Technical information
- Licensing authority: FCC
- Facility ID: 55504
- Class: D
- Power: 930 watts daytime; 162 watts nighttime;
- Transmitter coordinates: 38°15′57.3″N 85°42′49.9″W﻿ / ﻿38.265917°N 85.713861°W
- Translator: 107.3 W297BV (Louisville)

Links
- Public license information: Public file; LMS;
- Website: wfiaradio.com

= WFIA (AM) =

Radio station in Louisville, Kentucky

WFIA is an AM radio station on 900 kHz in Louisville, Kentucky. WFIA is owned by Word Media Group through its subsidiary Word Broadcasting Network, Inc. WFIA airs a Christian talk and teaching format, and uses a brokered programming system where religious leaders pay for time on the station and use their programs to seek donations to their ministries.

WFIA broadcasts with a daytime power of 930 watts. As 900 AM is a Mexican clear channel frequency, WFIA reduces power to 162 watts to avoid interference. Programming is also heard on FM translator W29BV at 107.3 MHz.

==History==
===WKYW===
The station began broadcasting as WKYW on March 24, 1947, with a 25-minute preview of programs before initiating full service the next day. The station's original power was 1,000 watts, broadcast from the transmitter site off River Road; because of its location near the Ohio River, the transmitter building was raised on aluminum pontoons. The daytime-only outlet claimed several firsts: its off-air hours were sponsored by a mattress company that paid $6 a night, and one Christmas it recorded its entire programming on tape so all of its employees—save for an engineer—could take the holiday off. In its programming, WKYW emphasized music, with a minimum of talk. WKYW was also noteworthy by the mid-1960s for the use of a helicopter to report traffic conditions.

===WFIA===
In 1965, the Polaris Corporation, owners of WKYW, opted to relaunch the station as a religious outlet: WFIA (With Faith In America), effective September 5. Along with the change in call letters, the station ceased to accept beer, wine and tobacco commercials. The traffic helicopter moved over to WAVE.

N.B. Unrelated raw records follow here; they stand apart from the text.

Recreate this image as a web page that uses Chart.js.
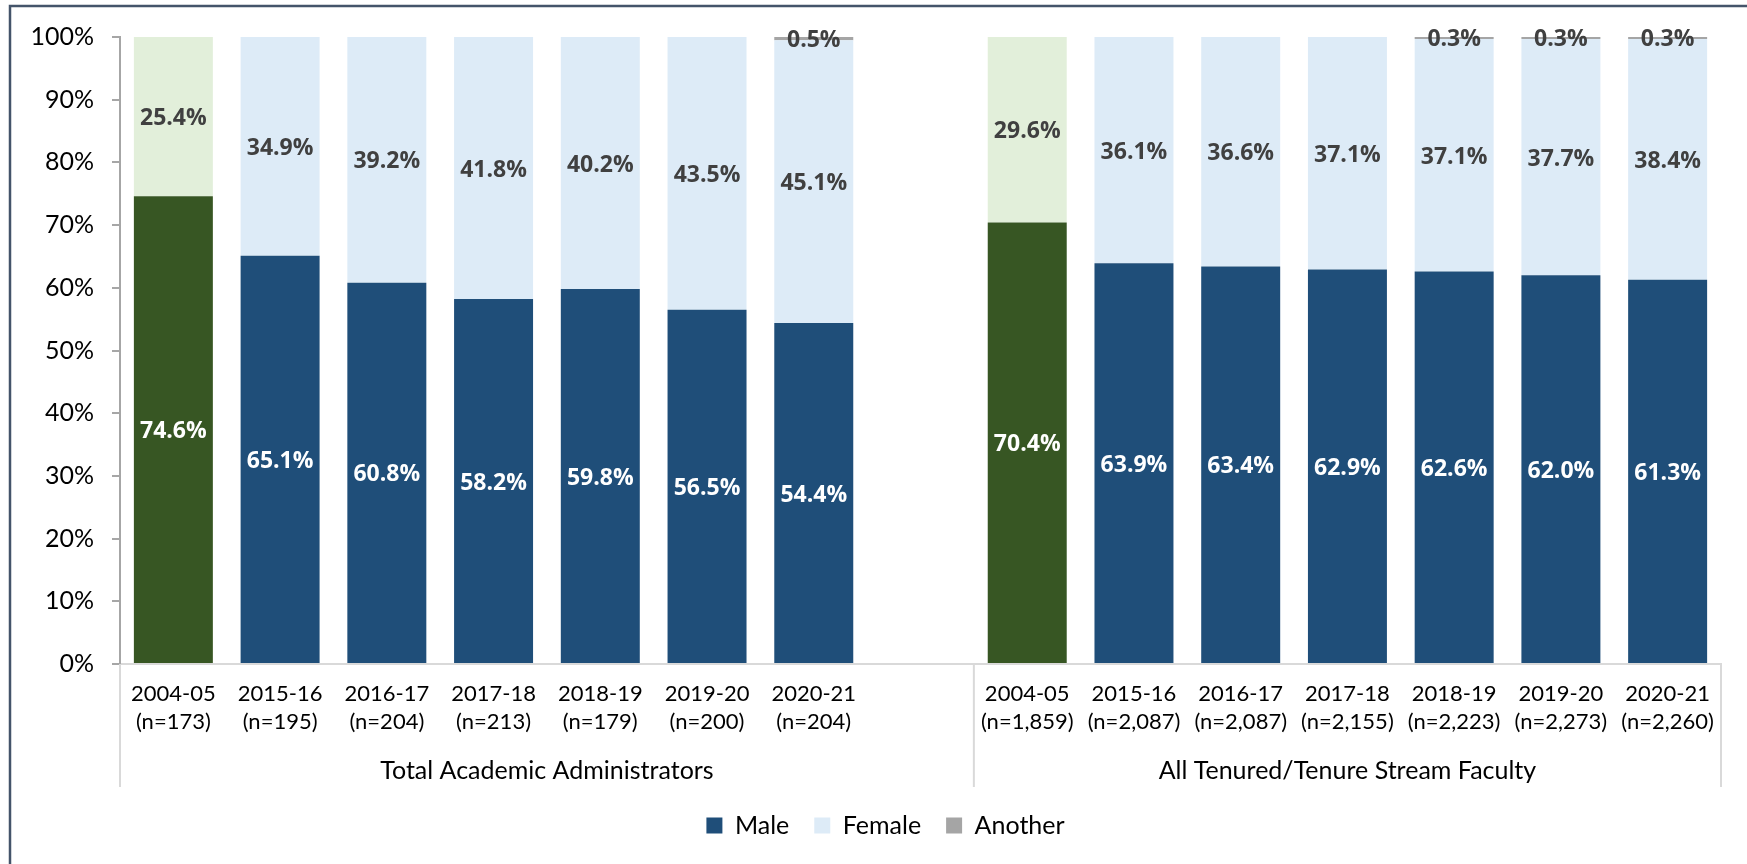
<!DOCTYPE html>
<html>
<head>
<meta charset="utf-8">
<script src="https://cdn.jsdelivr.net/npm/chart.js@4.4.1/dist/chart.umd.min.js"></script>
<style>
html,body{margin:0;padding:0;background:#ffffff;}
#wrap{width:1747px;height:864px;position:relative;}
</style>
</head>
<body>
<div id="wrap"><canvas id="c" width="1747" height="864"></canvas></div>
<script>
// ---- data ----
const years  = ['2004-05','2015-16','2016-17','2017-18','2018-19','2019-20','2020-21','',
                '2004-05','2015-16','2016-17','2017-18','2018-19','2019-20','2020-21'];
const counts = ['(n=173)','(n=195)','(n=204)','(n=213)','(n=179)','(n=200)','(n=204)','',
                '(n=1,859)','(n=2,087)','(n=2,087)','(n=2,155)','(n=2,223)','(n=2,273)','(n=2,260)'];
const groupNames = ['Total Academic Administrators','All Tenured/Tenure Stream Faculty'];
const groupFirst = [0, 8];
const groupLast  = [7, 14];
const male    = [74.6, 65.1, 60.8, 58.2, 59.8, 56.5, 54.4, null, 70.4, 63.9, 63.4, 62.9, 62.6, 62.0, 61.3];
const female  = [25.4, 34.9, 39.2, 41.8, 40.2, 43.5, 45.1, null, 29.6, 36.1, 36.6, 37.1, 37.1, 37.7, 38.4];
const another = [null, null, null, null, null, null, 0.5, null, null, null, null, null, 0.3, 0.3, 0.3];
const seriesNames = ['Male','Female','Another'];
const yTickValues = [0,10,20,30,40,50,60,70,80,90,100];
const baselineYear = '2004-05';

// ---- styles ----
const C_MALE = '#1F4E79', C_FEMALE = '#DDEBF7', C_ANOTHER = '#A5A5A5';
const C_MALE_OLD = '#375623', C_FEMALE_OLD = '#E2EFDA';
const legendColors = [C_MALE, C_FEMALE, C_ANOTHER];
const isOld = i => years[i] === baselineYear;

const labels = years.map((y, i) => y ? [y, counts[i]] : '');

const dataLabels = {
  id: 'dataLabels',
  afterDatasetsDraw(chart) {
    const ctx = chart.ctx;
    chart.data.datasets.forEach((ds, di) => {
      const meta = chart.getDatasetMeta(di);
      if (meta.hidden) return;
      meta.data.forEach((bar, i) => {
        const v = ds.data[i];
        if (v == null || v === 0) return;
        const p = bar.getProps(['x', 'y', 'base'], true);
        ctx.save();
        ctx.font = 'bold 23px "Open Sans"';
        ctx.fillStyle = di === 0 ? '#FFFFFF' : '#404040';
        ctx.textAlign = 'center';
        ctx.textBaseline = 'middle';
        ctx.fillText(v.toFixed(1) + '%', p.x, (p.y + p.base) / 2 + 2);
        ctx.restore();
      });
    });
  }
};

const decor = {
  id: 'decor',
  afterDraw(chart) {
    const ctx = chart.ctx;
    const xs = chart.scales.x;
    const a = chart.chartArea;
    const lineBottom = a.bottom + 123;
    ctx.save();
    ctx.strokeStyle = '#D9D9D9';
    ctx.lineWidth = 2;
    const seps = [xs.getPixelForValue(-0.5), xs.getPixelForValue(7.5), xs.getPixelForValue(14.5)];
    seps.forEach(x => {
      ctx.beginPath();
      ctx.moveTo(x, a.bottom);
      ctx.lineTo(x, lineBottom);
      ctx.stroke();
    });
    ctx.fillStyle = '#000000';
    ctx.font = '25px Lato';
    ctx.textAlign = 'center';
    ctx.textBaseline = 'middle';
    groupNames.forEach((g, k) => {
      const x0 = xs.getPixelForValue(groupFirst[k] - 0.5);
      const x1 = xs.getPixelForValue(groupLast[k] + 0.5);
      ctx.fillText(g, (x0 + x1) / 2, a.bottom + 107);
    });
    ctx.strokeStyle = '#44546A';
    ctx.lineWidth = 2.5;
    ctx.beginPath();
    ctx.moveTo(10, 870);
    ctx.lineTo(10, 6);
    ctx.lineTo(1760, 6);
    ctx.stroke();
    ctx.restore();
  }
};

new Chart(document.getElementById('c'), {
  type: 'bar',
  data: {
    labels: labels,
    datasets: [
      { label: seriesNames[0], data: male,
        backgroundColor: ctx => isOld(ctx.dataIndex) ? C_MALE_OLD : C_MALE },
      { label: seriesNames[1], data: female,
        backgroundColor: ctx => isOld(ctx.dataIndex) ? C_FEMALE_OLD : C_FEMALE },
      { label: seriesNames[2], data: another, backgroundColor: C_ANOTHER }
    ]
  },
  options: {
    responsive: false,
    devicePixelRatio: 1,
    animation: false,
    layout: { padding: { left: 24, right: 0, top: 37, bottom: 16 } },
    datasets: { bar: { categoryPercentage: 1.0, barPercentage: 0.74, borderWidth: 0 } },
    scales: {
      x: {
        stacked: true,
        grid: { display: false, drawTicks: false },
        border: { display: true, color: '#D9D9D9', width: 2 },
        ticks: {
          color: '#000000', autoSkip: false, maxRotation: 0, padding: 16,
          font: { family: 'Lato', size: 22, lineHeight: 1.27 }
        },
        afterFit: s => { s.height = 124; }
      },
      y: {
        stacked: true,
        min: 0, max: 100,
        afterBuildTicks: s => { s.ticks = yTickValues.map(v => ({ value: v })); },
        grid: { drawOnChartArea: false, drawTicks: true, tickLength: 8, color: '#A6A6A6', lineWidth: 2 },
        border: { display: true, color: '#A6A6A6', width: 2 },
        ticks: {
          color: '#000000', padding: 18,
          font: { family: 'Lato', size: 25 },
          callback: v => v + '%'
        },
        afterFit: s => { s.width = 96; }
      },
      yRight: {
        position: 'right',
        display: true,
        min: 0, max: 100,
        grid: { display: false, drawTicks: false },
        border: { display: false },
        ticks: { display: false },
        afterFit: s => { s.width = 26; }
      }
    },
    plugins: {
      legend: {
        position: 'bottom',
        labels: {
          color: '#000000', boxWidth: 16, boxHeight: 16, padding: 25,
          font: { family: 'Lato', size: 25 },
          generateLabels: chart => chart.data.datasets.map((ds, i) => ({
            text: ds.label,
            fillStyle: legendColors[i],
            strokeStyle: legendColors[i],
            lineWidth: 0,
            hidden: false,
            datasetIndex: i,
            fontColor: '#000000'
          }))
        }
      },
      tooltip: { enabled: false }
    }
  },
  plugins: [dataLabels, decor]
});
</script>
</body>
</html>
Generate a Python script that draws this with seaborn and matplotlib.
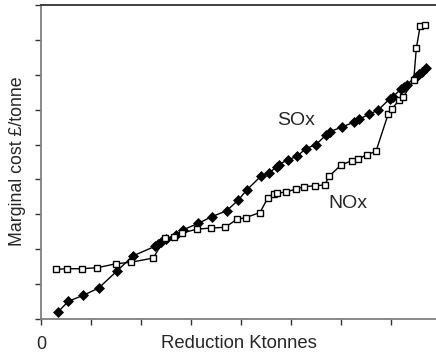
import matplotlib
matplotlib.use("Agg")
import matplotlib.pyplot as plt
import seaborn as sns
import pandas as pd

sox_x = [0.334, 0.546, 0.846, 1.154, 1.526, 1.834, 2.28, 2.336, 2.40, 2.50, 2.69, 2.844,
         3.146, 3.414, 3.714, 3.946, 4.114, 4.40, 4.56, 4.71, 4.75, 4.93, 5.12, 5.29, 5.50,
         5.70, 5.78, 6.02, 6.26, 6.36, 6.56, 6.744, 6.98, 7.04, 7.20, 7.26, 7.314, 7.49,
         7.55, 7.614, 7.70]
sox_y = [0.192, 0.507, 0.679, 0.888, 1.384, 1.805, 2.083, 2.158, 2.198, 2.292, 2.415, 2.559,
         2.742, 2.931, 3.103, 3.410, 3.696, 4.097, 4.175, 4.370, 4.427, 4.556, 4.662, 4.877,
         5.0, 5.272, 5.372, 5.501, 5.645, 5.725, 5.868, 5.989, 6.318, 6.375, 6.590, 6.662,
         6.705, 6.948, 7.020, 7.092, 7.201]

nox_x = [0.30, 0.52, 0.814, 1.126, 1.506, 1.794, 2.246, 2.48, 2.66, 2.814, 3.114, 3.394,
         3.68, 3.92, 4.10, 4.38, 4.534, 4.66, 4.726, 4.90, 5.10, 5.26, 5.474, 5.674, 5.766,
         6.00, 6.226, 6.33, 6.514, 6.70, 6.946, 7.01, 7.16, 7.244, 7.454, 7.506, 7.584, 7.68]
nox_y = [1.424, 1.441, 1.441, 1.470, 1.585, 1.625, 1.748, 2.321, 2.350, 2.464, 2.573, 2.607,
         2.628, 2.857, 2.908, 3.052, 3.467, 3.582, 3.610, 3.639, 3.725, 3.791, 3.819, 3.840,
         4.097, 4.413, 4.542, 4.576, 4.708, 4.808, 5.883, 6.011, 6.267, 6.355, 6.848, 7.756,
         8.401, 8.418]

x_ticks = [0, 1, 2, 3, 4, 5, 6, 7]
x_tick_labels = ["0", "", "", "", "", "", "", ""]
y_ticks = [0, 1, 2, 3, 4, 5, 6, 7, 8, 9]

sox = pd.DataFrame({"x": sox_x, "y": sox_y})
nox = pd.DataFrame({"x": nox_x, "y": nox_y})

sns.set_style("white")
plt.rcParams["font.family"] = ["Liberation Sans", "DejaVu Sans"]

fig = plt.figure(figsize=(4.36, 3.54), dpi=100)
ax = fig.add_axes([41 / 436, 35 / 354, 395 / 436, 314 / 354])

sns.lineplot(data=sox, x="x", y="y", ax=ax, sort=False, color="black", lw=1.0,
             marker="D", markersize=5, markerfacecolor="black",
             markeredgecolor="black", markeredgewidth=0.5)
sns.lineplot(data=nox, x="x", y="y", ax=ax, sort=False, color="black", lw=1.0,
             marker="s", markersize=5, markerfacecolor="white",
             markeredgecolor="black", markeredgewidth=1.0)

ax.set_xlim(0, 7.9)
ax.set_ylim(0, 9)
ax.set_xticks(x_ticks)
ax.set_xticklabels(x_tick_labels, fontsize=13)
ax.set_yticks(y_ticks)
ax.set_yticklabels([])
ax.tick_params(axis="both", direction="out", length=4, width=1, color="#333333",
               bottom=True, left=True, pad=8)
ax.set_xlabel("")
ax.set_ylabel("")

fig.text(239 / 436, 1 - 344 / 354, "Reduction Ktonnes", fontsize=13.3,
         ha="center", va="center")
fig.text(18 / 436, 1 - 161 / 354, "Marginal cost £/tonne", fontsize=12.8,
         ha="center", va="center", rotation=90)

for s in ["left", "bottom"]:
    ax.spines[s].set_color("#808080")
    ax.spines[s].set_linewidth(1.3)
ax.spines["top"].set_color("#333333")
ax.spines["top"].set_linewidth(1.3)
ax.spines["right"].set_visible(False)

ax.text(5.1, 5.70, "SOx", fontsize=14, ha="center", va="center")
ax.text(6.13, 3.32, "NOx", fontsize=14, ha="center", va="center")

fig.savefig("out.png", dpi=100)
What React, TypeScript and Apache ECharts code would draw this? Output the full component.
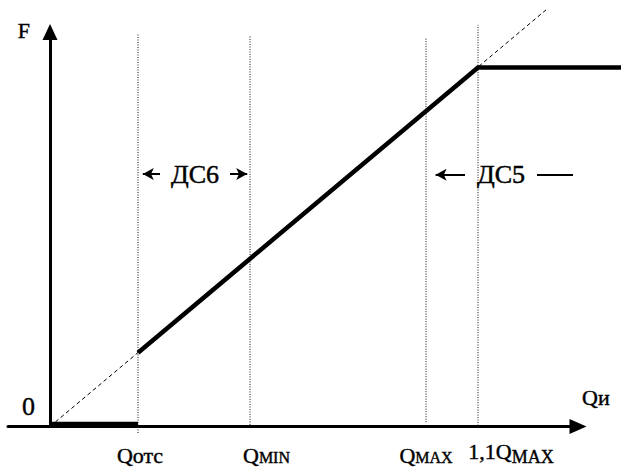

In 1975, WFIA spawned its first FM sister station, WFIA-FM 103.9. That station remained co-owned in the 1980s as WXLN, a contemporary Christian outlet, while WFIA's programming shifted to religious talk and teaching. WFIA-WXLN was sold in 1989 to Jim Kincer for $2.1 million. This started a decade in which the station changed hands multiple times; when the FM station prepared for a secular flip, its longform religious programming migrated to WFIA. Neon Communications split WFIA and the FM outlet, by that time known as WQLL, by selling them separately in 1994; the buyer for WFIA, paying $500,000, was Regent Broadcasting. Regent was acquired by Jacor in 1996; under Jacor ownership, Ohio River flooding briefly forced WFIA and its riverside transmitter off the air in March 1997, and the University of Louisville allowed the station to temporarily broadcast from an unused tower.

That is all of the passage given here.